- Records to process -
□ □ □ □
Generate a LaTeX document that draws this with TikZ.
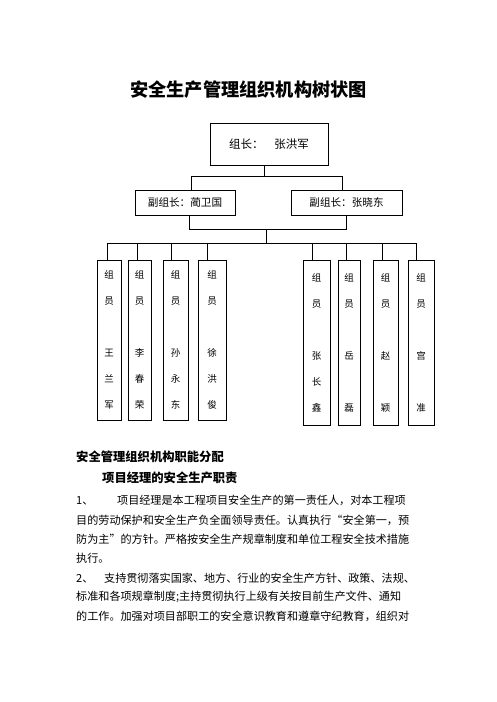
□ □ □ □
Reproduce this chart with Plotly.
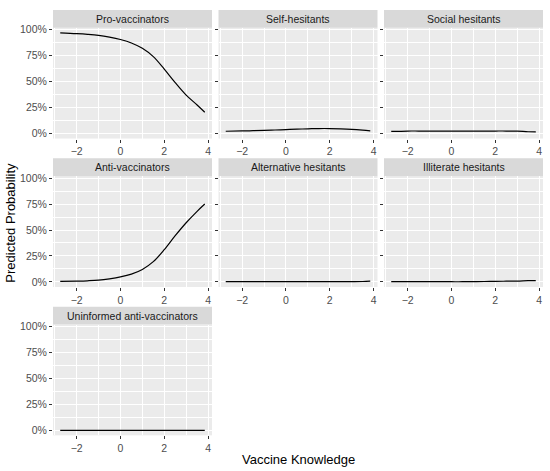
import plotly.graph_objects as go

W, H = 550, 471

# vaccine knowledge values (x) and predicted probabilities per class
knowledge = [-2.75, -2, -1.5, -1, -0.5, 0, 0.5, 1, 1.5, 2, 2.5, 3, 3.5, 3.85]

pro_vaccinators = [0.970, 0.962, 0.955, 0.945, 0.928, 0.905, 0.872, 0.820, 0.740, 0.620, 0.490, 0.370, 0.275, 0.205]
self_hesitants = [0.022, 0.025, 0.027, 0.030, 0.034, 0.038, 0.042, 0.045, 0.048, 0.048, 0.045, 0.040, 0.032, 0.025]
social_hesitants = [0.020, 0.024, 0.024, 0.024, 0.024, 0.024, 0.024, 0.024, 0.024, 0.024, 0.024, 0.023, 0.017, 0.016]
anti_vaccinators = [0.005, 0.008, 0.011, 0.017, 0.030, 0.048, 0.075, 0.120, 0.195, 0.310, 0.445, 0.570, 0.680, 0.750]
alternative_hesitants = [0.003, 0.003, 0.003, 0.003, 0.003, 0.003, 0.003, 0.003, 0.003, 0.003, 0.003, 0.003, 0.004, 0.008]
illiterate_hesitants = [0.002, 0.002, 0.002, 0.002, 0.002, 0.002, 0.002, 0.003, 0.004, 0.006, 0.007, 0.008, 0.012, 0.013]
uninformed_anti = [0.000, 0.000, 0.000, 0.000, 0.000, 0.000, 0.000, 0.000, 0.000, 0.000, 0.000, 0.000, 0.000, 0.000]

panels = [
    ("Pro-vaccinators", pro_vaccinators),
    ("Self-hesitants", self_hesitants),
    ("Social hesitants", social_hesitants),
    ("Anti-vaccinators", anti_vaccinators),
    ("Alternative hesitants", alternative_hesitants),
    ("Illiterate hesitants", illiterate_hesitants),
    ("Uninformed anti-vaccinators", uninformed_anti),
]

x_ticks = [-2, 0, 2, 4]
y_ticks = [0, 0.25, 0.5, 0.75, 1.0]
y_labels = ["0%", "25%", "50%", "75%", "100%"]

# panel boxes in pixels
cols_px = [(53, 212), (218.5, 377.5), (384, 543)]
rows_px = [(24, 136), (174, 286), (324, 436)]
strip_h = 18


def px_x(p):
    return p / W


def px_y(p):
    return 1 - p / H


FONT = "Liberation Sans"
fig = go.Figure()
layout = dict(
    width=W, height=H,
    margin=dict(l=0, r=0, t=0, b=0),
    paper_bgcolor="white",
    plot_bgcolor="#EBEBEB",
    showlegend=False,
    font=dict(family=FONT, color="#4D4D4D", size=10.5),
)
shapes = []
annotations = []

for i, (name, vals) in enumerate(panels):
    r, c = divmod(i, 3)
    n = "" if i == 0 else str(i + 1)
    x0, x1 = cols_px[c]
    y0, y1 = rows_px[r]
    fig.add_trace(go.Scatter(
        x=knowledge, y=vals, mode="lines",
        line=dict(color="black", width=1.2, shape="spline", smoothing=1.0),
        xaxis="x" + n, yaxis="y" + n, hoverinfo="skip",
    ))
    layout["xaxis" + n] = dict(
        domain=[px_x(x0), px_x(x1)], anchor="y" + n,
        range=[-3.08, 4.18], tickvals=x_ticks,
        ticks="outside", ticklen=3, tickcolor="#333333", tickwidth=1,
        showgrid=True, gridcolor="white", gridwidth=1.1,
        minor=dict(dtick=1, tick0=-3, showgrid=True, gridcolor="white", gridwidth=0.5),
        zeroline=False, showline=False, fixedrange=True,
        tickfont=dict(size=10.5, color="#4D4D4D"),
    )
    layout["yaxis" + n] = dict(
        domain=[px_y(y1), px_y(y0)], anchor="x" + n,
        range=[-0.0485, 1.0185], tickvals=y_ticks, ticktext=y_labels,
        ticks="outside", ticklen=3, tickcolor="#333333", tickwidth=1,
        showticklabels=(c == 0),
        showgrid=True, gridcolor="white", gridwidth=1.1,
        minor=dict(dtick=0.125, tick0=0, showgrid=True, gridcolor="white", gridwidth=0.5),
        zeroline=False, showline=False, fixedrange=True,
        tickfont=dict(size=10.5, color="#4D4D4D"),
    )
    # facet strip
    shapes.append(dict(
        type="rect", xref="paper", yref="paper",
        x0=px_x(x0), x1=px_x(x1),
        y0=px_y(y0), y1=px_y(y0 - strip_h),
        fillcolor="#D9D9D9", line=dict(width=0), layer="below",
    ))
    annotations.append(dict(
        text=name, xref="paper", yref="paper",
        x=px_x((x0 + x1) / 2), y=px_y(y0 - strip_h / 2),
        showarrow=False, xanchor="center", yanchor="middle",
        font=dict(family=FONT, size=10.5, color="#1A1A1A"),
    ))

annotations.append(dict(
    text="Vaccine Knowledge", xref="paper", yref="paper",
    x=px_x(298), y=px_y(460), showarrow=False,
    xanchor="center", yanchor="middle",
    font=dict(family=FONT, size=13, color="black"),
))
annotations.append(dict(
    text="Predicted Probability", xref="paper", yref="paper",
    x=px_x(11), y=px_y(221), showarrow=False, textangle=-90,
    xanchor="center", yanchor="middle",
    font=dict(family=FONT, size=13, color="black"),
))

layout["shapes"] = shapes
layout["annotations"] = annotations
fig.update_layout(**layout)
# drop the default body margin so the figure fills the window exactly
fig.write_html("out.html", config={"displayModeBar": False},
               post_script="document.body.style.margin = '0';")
□ □ □ □
- To be done -
Give the count of lines in the data shown above that contain "document", and nothing else.

- Result -
2